## What you will do
Could the lines from the start of the data through the line with "time_s = list(range(0, 601, 2))" be set down exactly, with no pictures among them?

-*-*-

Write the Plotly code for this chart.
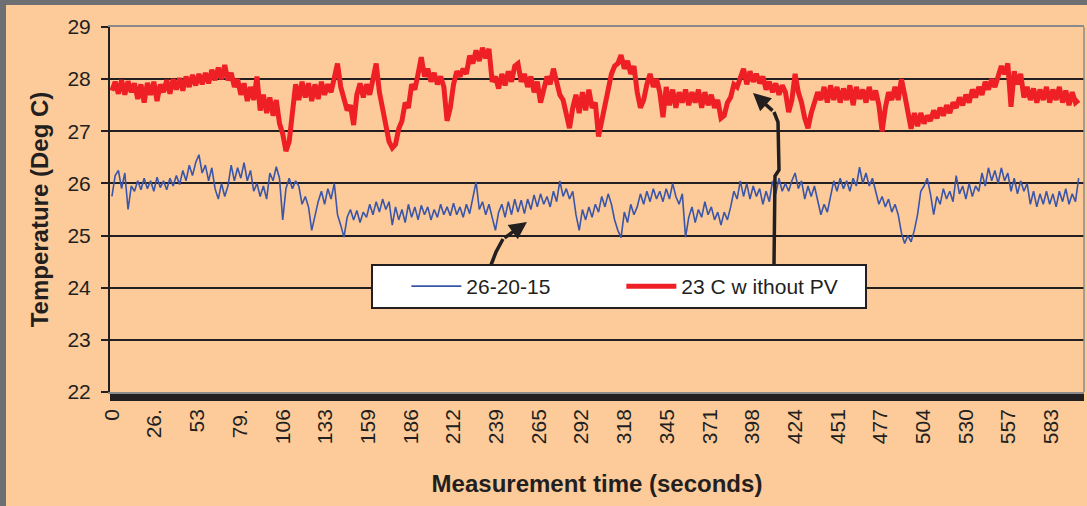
import plotly.graph_objects as go

# ---------------- data ----------------
time_s = list(range(0, 601, 2))  # 0 .. 600 s, 2 s step

red_23c_without_pv = [
    27.78, 27.95, 27.72, 27.98, 27.7, 27.96, 27.75, 27.92, 27.62, 27.9,
    27.55, 27.93, 27.7, 27.95, 27.58, 27.9, 27.75, 27.98, 27.72, 28.0,
    27.8, 28.02, 27.78, 28.05, 27.85, 28.08, 27.88, 28.1, 27.9, 28.12,
    27.92, 28.18, 27.98, 28.22, 28.0, 28.27, 27.98, 28.12, 27.85, 28.0,
    27.7, 27.92, 27.58, 27.85, 27.6, 28.05, 27.4, 27.7, 27.35, 27.65,
    27.3, 27.6, 27.15, 26.95, 26.62, 26.8, 27.35, 27.9, 27.6, 27.95,
    27.65, 27.92, 27.58, 27.9, 27.62, 27.95, 27.7, 27.9, 27.75, 28.0,
    28.3, 27.85, 27.6, 27.4, 27.5, 27.12, 27.7, 27.92, 27.65, 27.9,
    27.7, 28.0, 28.3, 27.75, 27.4, 27.05, 26.8, 26.68, 26.75, 27.05,
    27.2, 27.55, 27.45, 27.9, 27.8, 28.1, 28.42, 28.05, 28.2, 27.95,
    28.12, 27.9, 28.05, 27.85, 27.2, 27.45, 27.9, 28.15, 28.05, 28.2,
    28.1, 28.45, 28.3, 28.55, 28.35, 28.6, 28.4, 28.58, 27.95, 28.05,
    27.82, 28.1, 27.88, 28.15, 27.95, 28.25, 28.3, 27.95, 28.1, 27.85,
    28.05, 27.75, 27.95, 27.55, 27.85, 28.05, 27.9, 28.2, 27.95, 27.7,
    27.6, 27.3, 27.06, 27.45, 27.7, 27.35, 27.75, 27.4, 27.8, 27.45,
    27.55, 26.9, 27.2, 27.6, 27.9, 28.1, 28.25, 28.3, 28.46, 28.2,
    28.35, 28.1, 28.25, 27.75, 27.45, 27.6, 27.9, 28.1, 27.85, 28.0,
    27.75, 27.27, 27.85, 27.5, 27.8, 27.45, 27.75, 27.55, 27.8, 27.5,
    27.75, 27.55, 27.8, 27.45, 27.75, 27.5, 27.7, 27.45, 27.6, 27.25,
    27.3, 27.55, 27.65, 27.9, 27.85, 28.05, 28.2, 27.9, 28.15, 27.95,
    28.1, 27.92, 28.05, 27.8, 27.95, 27.75, 27.92, 27.7, 27.88, 27.75,
    27.37, 27.6, 28.1, 27.75, 27.55, 27.25, 27.06, 27.35, 27.55, 27.75,
    27.6, 27.85, 27.55, 27.88, 27.6, 27.85, 27.55, 27.82, 27.6, 27.88,
    27.5, 27.85, 27.62, 27.8, 27.55, 27.85, 27.6, 27.78, 27.5, 27.0,
    27.45, 27.75, 27.6, 27.85, 27.6, 28.0, 27.7, 27.3, 27.05, 27.35,
    27.1, 27.35, 27.15, 27.3, 27.2, 27.4, 27.25, 27.45, 27.3, 27.5,
    27.35, 27.55, 27.45, 27.65, 27.5, 27.7, 27.55, 27.8, 27.65, 27.85,
    27.7, 27.95, 27.8, 28.0, 27.85, 28.05, 28.25, 28.1, 28.3, 27.47,
    28.15, 27.9, 28.1, 27.65, 27.85, 27.6, 27.82, 27.55, 27.8, 27.6,
    27.85, 27.55, 27.8, 27.6, 27.85, 27.55, 27.78, 27.5, 27.75, 27.55,
    27.6,
]

blue_26_20_15 = [
    25.75, 26.15, 26.25, 25.9, 26.2, 25.5, 25.95, 25.85, 26.05, 25.88,
    26.1, 25.9, 26.05, 25.85, 26.12, 25.92, 26.05, 25.88, 26.1, 25.95,
    26.15, 25.98, 26.25, 26.05, 26.35, 26.15, 26.4, 26.55, 26.2, 26.35,
    26.05, 26.3, 25.9, 25.7, 26.0, 25.75, 25.95, 26.35, 26.05, 26.3,
    26.1, 26.4, 26.05, 26.25, 25.85, 26.0, 25.75, 25.95, 25.7, 26.2,
    26.05, 26.32, 26.1, 25.3, 25.9, 26.1, 25.9, 26.05, 25.95, 25.6,
    25.75, 25.55, 25.1, 25.4, 25.65, 25.85, 25.6, 25.9, 25.7, 26.0,
    25.4, 25.2, 24.97, 25.35, 25.5, 25.3, 25.48, 25.25, 25.45, 25.35,
    25.6, 25.4, 25.65, 25.45, 25.7, 25.5, 25.65, 25.2, 25.55, 25.3,
    25.5, 25.25, 25.6, 25.35, 25.55, 25.3, 25.58, 25.4, 25.55, 25.3,
    25.5, 25.35, 25.6, 25.4, 25.55, 25.38, 25.62, 25.4, 25.55, 25.35,
    25.6, 25.42, 25.7, 26.03, 25.5, 25.65, 25.4, 25.6, 25.35, 25.1,
    25.45, 25.6, 25.35, 25.65, 25.4, 25.7, 25.45, 25.68, 25.42, 25.7,
    25.5, 25.78, 25.55, 25.8, 25.6, 25.75, 25.55, 25.85, 25.65, 26.05,
    25.75, 25.9, 25.7, 25.85, 25.4, 25.1, 25.5, 25.3, 25.55, 25.35,
    25.6, 25.45, 25.75, 25.55, 25.8, 25.6, 25.3, 25.1, 24.96, 25.45,
    25.25, 25.6, 25.4, 25.55, 25.8, 25.6, 25.85, 25.65, 25.9, 25.7,
    25.85, 25.65, 25.9, 25.7, 26.0, 25.75, 25.6, 25.8, 24.97, 25.35,
    25.55, 25.25, 25.5, 25.35, 25.65, 25.4, 25.55, 25.3, 25.45, 25.2,
    25.45, 25.3, 25.55, 25.85, 25.7, 26.05, 25.75, 26.0, 25.7, 25.95,
    25.75, 25.9, 25.6, 25.85, 25.65, 26.05, 25.8, 26.1, 25.85, 26.0,
    25.85, 26.05, 26.2, 25.9, 26.05, 25.7, 25.95, 25.75, 25.95, 25.7,
    25.4, 25.6, 25.45, 25.75, 26.05, 25.85, 26.1, 25.9, 26.05, 25.85,
    26.1, 25.95, 26.31, 26.0, 26.2, 25.95, 26.1, 25.85, 25.6, 25.75,
    25.55, 25.7, 25.45, 25.6, 25.4, 25.05, 24.85, 25.0, 24.88, 25.1,
    25.4, 25.85, 25.95, 26.1, 25.8, 25.4, 25.75, 25.6, 25.9, 25.7,
    25.85, 25.65, 26.15, 25.8, 25.95, 25.7, 26.0, 25.75, 25.95, 25.85,
    26.2, 25.95, 26.3, 26.05, 26.25, 26.0, 26.3, 26.05, 26.2, 25.85,
    26.1, 25.8, 26.05, 25.85, 26.0, 25.6, 25.85, 25.55, 25.8, 25.6,
    25.85, 25.6, 25.8, 25.55, 25.85, 25.65, 25.9, 25.6, 25.8, 25.65,
    26.1,
]

x_tick_values = [0, 26.5, 53, 79.5, 106, 132.5, 159, 185.5, 212, 238.5, 265,
                 291.5, 318, 344.5, 371, 397.5, 424, 450.5, 477, 503.5, 530,
                 556.5, 583]
x_tick_labels = ["0", "26.", "53", "79.", "106", "133", "159", "186", "212",
                 "239", "265", "292", "318", "345", "371", "398", "424", "451",
                 "477", "504", "530", "557", "583"]
y_tick_values = [22, 23, 24, 25, 26, 27, 28, 29]

# ---------------- layout constants ----------------
W, H = 1087, 506
ML, MR, MT, MB = 110, 3, 27, 114
X_RANGE = [-1.2, 603.3]
Y_RANGE = [22, 29]
PW, PH = W - ML - MR, H - MT - MB

BG = "#FDCB9A"
INK = "#231F20"
FONT = "Liberation Sans, Arial, sans-serif"


def px2x(px):
    return X_RANGE[0] + (px - ML) / PW * (X_RANGE[1] - X_RANGE[0])


def py2y(py):
    return Y_RANGE[1] - (py - MT) / PH * (Y_RANGE[1] - Y_RANGE[0])


fig = go.Figure()
fig.add_trace(go.Scatter(x=time_s, y=blue_26_20_15, mode="lines",
                         name="26-20-15", legendwidth=150,
                         line=dict(color="#3A56A8", width=1.6)))
fig.add_trace(go.Scatter(x=time_s, y=red_23c_without_pv, mode="lines",
                         name="23 C w ithout PV", legendwidth=178,
                         line=dict(color="#EE1F25", width=5)))

fig.update_layout(
    width=W, height=H, autosize=False,
    margin=dict(l=ML, r=MR, t=MT, b=MB, pad=0),
    paper_bgcolor=BG, plot_bgcolor=BG,
    font=dict(family=FONT, color=INK, size=21),
    showlegend=True,
    legend=dict(
        orientation="h", x=(371 - ML) / PW, y=(MT + PH - 264) / PH,
        xanchor="left", yanchor="top",
        bgcolor="white", bordercolor=INK, borderwidth=2,
        font=dict(size=21, family=FONT, color=INK),
        title=dict(text="&nbsp;&nbsp;&nbsp;&nbsp;", side="left",
                   font=dict(size=21, family=FONT)),
        entrywidthmode="pixels", itemwidth=50,
    ),
    xaxis=dict(
        range=X_RANGE, tickmode="array", tickvals=x_tick_values,
        ticktext=x_tick_labels, tickangle=-90,
        tickfont=dict(size=21, family=FONT, color=INK),
        ticks="outside", ticklen=7, tickwidth=1, tickcolor=INK,
        minor=dict(tickmode="linear", tick0=0, dtick=0.5, ticks="outside",
                   ticklen=7, tickwidth=1, tickcolor=INK, showgrid=False),
        showgrid=False, zeroline=False,
        showline=True, mirror=True, linecolor="#8A8A8A", linewidth=1.5,
        title=dict(text="<b>Measurement time (seconds)</b>",
                   font=dict(size=24, family=FONT, color=INK), standoff=32),
    ),
    yaxis=dict(
        range=Y_RANGE, tickmode="array", tickvals=y_tick_values,
        tickfont=dict(size=21, family=FONT, color=INK),
        ticks="outside", ticklen=7, tickwidth=1.5, tickcolor=INK,
        ticklabelstandoff=6,
        showgrid=True, gridcolor=INK, gridwidth=1.5, zeroline=False,
        showline=True, linecolor=INK, linewidth=2,
        title=dict(text="<b>Temperature (Deg C)</b>",
                   font=dict(size=24, family=FONT, color=INK), standoff=12),
    ),
)

# right border of the plot area and the grey picture frame
fig.add_shape(type="line", xref="paper", yref="paper", x0=1, x1=1, y0=0, y1=1,
              line=dict(color="#8A8A8A", width=1.5))
fig.add_shape(type="rect", xref="paper", yref="paper", layer="above",
              x0=-ML / PW, x1=(6 - ML) / PW, y0=-MB / PH, y1=(PH + MT) / PH,
              line=dict(width=0), fillcolor="#6E6F73")
fig.add_shape(type="rect", xref="paper", yref="paper", layer="above",
              x0=-ML / PW, x1=(W - ML) / PW, y0=(PH + MT - 5) / PH,
              y1=(PH + MT) / PH, line=dict(width=0), fillcolor="#6E6F73")

# arrows from the legend to the two curves
arrow_line = dict(color=INK, width=3.5)
fig.add_shape(type="path", xref="x", yref="y", line=arrow_line,
              path=f"M{px2x(491)},{py2y(265)} L{px2x(496)},{py2y(252)} L{px2x(503)},{py2y(239)}")
fig.add_annotation(x=px2x(527), y=py2y(222), ax=px2x(503), ay=py2y(239),
                   axref="x", ayref="y", xref="x", yref="y", text="",
                   showarrow=True, arrowhead=2, arrowsize=1, arrowwidth=3.5,
                   arrowcolor=INK, standoff=0)
fig.add_shape(type="path", xref="x", yref="y", line=arrow_line,
              path=(f"M{px2x(774)},{py2y(265)} L{px2x(775)},{py2y(176)} "
                    f"L{px2x(779)},{py2y(170)} L{px2x(778)},{py2y(122)} "
                    f"L{px2x(774)},{py2y(112)}"))
fig.add_annotation(x=px2x(753), y=py2y(93), ax=px2x(774), ay=py2y(112),
                   axref="x", ayref="y", xref="x", yref="y", text="",
                   showarrow=True, arrowhead=2, arrowsize=1, arrowwidth=3.5,
                   arrowcolor=INK, standoff=0)

fig.write_html("out.html")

-*-*-

## Written solution
Write the Plotly code for this chart.
import plotly.graph_objects as go

# ---------------- data ----------------
time_s = list(range(0, 601, 2))  # 0 .. 600 s, 2 s step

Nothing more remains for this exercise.